Not all mesh transformations would need to be cached -- just the "important" ones. Given a development cycle of 2-3 years (for a game that would need such a thing), I don't think ~12MB per character model (for the meshes) would be too unreasonable. If client memory turned out to be restrictive, there would still be the option of falling back to skinning on the fly, with LOD adjustment in high character count scenes.

Tom
#22
01/06/2007 (11:03 am)
If you want to go into the direct vertex animation route, there are ways to make it more efficient, if you're up to writing your own system (you mentioned a 2-3 years dev cycle, that means a triple-A game).

You don't need to store a whole vertex per frame. You could store only position offsets, and maybe normal offsets, using lower precision data types and re-calculate the tangent and binormals on CPU.
#23
01/06/2007 (1:07 pm)
I'm referring to the way that we support morph animations and the like - there's a mode for DTS where you can simply specify "frames" of mesh data, all fully baked out, like you're talking about.
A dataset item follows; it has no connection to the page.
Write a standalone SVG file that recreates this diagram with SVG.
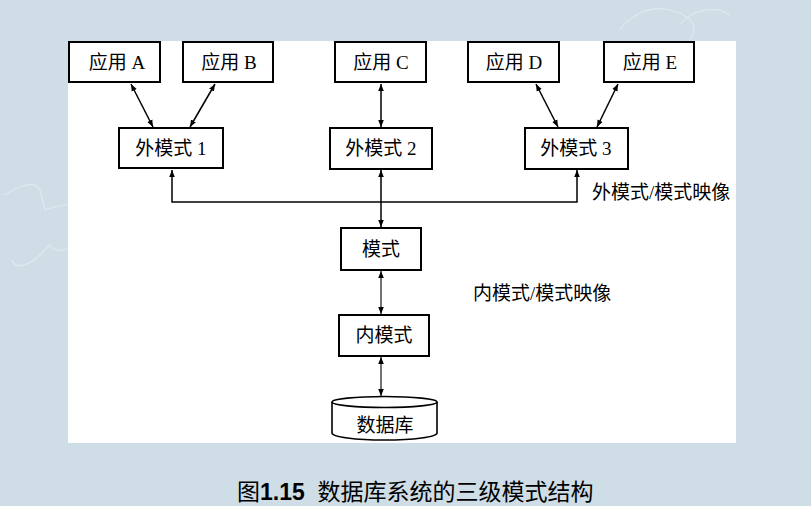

Oh right - the main downside to baked out mesh data is you can't do dynamic animation blending. Which is pretty important. (I think nearly all 3d games these days do it.)
#24
01/07/2007 (12:45 pm)
Thomas, the method you mention was used in Quake 2 and to a lesser extent on Quake 3. Its a bit old fashion to be truthful, but if you want lots of very similar non-complex characters with all the same animation, then youre golden (I am thinking that Call of Duty 1 did exactly this).

Also remember, you can do LOD on your bones as well as your geometry.
#25
01/10/2007 (5:54 pm)
Quite an informative thread. Thanks to everyone for their input.